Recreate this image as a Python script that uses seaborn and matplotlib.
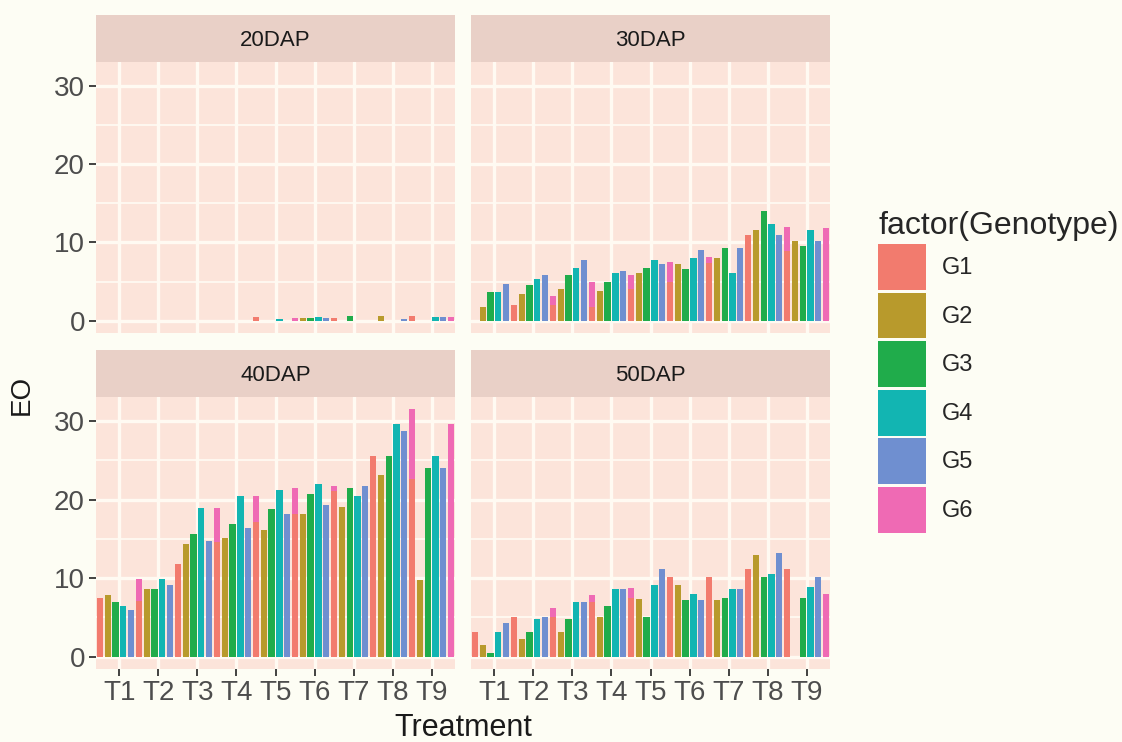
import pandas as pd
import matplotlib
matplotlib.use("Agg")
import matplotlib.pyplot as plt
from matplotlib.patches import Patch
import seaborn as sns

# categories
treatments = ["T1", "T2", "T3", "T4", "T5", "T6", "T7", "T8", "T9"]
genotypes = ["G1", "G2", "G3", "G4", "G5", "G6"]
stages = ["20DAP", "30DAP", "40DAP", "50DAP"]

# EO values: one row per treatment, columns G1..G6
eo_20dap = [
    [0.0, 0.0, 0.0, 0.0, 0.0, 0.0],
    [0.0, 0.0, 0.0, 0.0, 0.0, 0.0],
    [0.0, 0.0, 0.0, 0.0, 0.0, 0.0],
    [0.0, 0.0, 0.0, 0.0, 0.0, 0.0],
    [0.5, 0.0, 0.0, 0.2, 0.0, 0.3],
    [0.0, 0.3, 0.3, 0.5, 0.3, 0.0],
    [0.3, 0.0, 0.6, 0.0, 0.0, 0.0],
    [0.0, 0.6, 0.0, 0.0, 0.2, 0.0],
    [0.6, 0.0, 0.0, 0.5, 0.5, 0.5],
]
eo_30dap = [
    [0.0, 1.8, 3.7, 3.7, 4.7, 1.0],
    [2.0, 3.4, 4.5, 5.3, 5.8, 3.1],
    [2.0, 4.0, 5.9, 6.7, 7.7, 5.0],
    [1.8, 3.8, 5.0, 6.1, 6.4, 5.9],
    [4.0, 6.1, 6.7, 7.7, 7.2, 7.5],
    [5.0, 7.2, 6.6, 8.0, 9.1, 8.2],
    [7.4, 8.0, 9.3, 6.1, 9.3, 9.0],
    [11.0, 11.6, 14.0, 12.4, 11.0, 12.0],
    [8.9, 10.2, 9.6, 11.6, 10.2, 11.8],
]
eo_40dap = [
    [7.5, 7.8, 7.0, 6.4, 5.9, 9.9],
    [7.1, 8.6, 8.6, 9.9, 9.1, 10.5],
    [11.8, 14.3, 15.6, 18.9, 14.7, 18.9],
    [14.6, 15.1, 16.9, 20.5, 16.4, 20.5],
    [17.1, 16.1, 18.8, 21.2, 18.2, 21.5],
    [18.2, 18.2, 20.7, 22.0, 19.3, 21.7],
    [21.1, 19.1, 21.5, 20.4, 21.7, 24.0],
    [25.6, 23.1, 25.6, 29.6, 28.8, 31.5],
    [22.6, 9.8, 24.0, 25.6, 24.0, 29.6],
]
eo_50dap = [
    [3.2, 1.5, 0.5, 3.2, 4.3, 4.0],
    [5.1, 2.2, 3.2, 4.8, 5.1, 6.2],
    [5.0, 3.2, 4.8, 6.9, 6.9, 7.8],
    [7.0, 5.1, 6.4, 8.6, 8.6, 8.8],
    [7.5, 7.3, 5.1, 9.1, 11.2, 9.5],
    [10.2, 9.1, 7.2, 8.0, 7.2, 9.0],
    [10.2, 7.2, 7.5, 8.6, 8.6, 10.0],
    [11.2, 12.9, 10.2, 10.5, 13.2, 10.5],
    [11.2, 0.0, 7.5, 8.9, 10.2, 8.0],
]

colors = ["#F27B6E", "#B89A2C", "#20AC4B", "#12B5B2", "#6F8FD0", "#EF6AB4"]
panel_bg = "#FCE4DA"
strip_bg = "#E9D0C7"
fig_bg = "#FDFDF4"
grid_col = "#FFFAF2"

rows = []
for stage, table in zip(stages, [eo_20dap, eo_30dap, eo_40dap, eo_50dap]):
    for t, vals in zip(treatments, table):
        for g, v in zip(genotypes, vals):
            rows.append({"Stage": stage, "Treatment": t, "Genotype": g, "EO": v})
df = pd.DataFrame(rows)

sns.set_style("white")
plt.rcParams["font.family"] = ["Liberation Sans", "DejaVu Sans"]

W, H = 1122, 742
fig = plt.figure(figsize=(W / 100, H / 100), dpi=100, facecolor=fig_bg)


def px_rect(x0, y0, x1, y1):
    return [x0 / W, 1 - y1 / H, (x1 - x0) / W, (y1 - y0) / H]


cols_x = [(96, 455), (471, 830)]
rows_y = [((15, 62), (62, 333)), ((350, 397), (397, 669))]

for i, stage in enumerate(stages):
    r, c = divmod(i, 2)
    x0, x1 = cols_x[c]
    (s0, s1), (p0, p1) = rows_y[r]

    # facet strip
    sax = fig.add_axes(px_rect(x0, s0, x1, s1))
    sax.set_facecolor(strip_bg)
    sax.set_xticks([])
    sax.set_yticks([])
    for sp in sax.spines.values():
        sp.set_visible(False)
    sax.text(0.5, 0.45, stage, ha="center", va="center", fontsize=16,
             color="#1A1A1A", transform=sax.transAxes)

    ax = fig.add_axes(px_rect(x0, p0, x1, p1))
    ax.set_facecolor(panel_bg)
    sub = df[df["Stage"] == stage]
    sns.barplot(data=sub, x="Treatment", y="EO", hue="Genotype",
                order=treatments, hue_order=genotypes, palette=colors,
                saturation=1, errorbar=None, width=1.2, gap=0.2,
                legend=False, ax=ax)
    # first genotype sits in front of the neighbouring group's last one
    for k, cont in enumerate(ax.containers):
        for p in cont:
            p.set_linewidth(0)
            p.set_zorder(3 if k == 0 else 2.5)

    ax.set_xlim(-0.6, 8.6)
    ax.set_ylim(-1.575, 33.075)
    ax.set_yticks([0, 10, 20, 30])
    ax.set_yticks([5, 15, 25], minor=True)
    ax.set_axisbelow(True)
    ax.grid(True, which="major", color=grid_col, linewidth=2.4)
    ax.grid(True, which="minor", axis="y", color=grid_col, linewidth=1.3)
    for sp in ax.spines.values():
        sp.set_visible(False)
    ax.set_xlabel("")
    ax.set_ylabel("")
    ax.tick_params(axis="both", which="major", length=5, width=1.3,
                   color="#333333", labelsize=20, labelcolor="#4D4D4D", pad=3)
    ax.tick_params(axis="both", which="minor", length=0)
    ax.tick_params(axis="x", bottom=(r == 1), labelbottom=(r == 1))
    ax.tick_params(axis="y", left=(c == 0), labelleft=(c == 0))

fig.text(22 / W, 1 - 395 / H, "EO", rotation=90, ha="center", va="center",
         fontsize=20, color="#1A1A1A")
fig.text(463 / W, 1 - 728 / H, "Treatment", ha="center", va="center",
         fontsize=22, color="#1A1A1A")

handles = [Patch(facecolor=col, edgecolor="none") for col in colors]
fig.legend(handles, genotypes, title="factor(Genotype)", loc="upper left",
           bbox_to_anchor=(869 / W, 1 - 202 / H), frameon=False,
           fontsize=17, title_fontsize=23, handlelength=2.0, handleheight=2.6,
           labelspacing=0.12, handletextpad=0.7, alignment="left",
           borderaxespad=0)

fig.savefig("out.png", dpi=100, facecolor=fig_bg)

-----

Go through the listing above and return every line where the word "seaborn" occurs.

[Result for this task]:
Recreate this image as a Python script that uses seaborn and matplotlib.
import seaborn as sns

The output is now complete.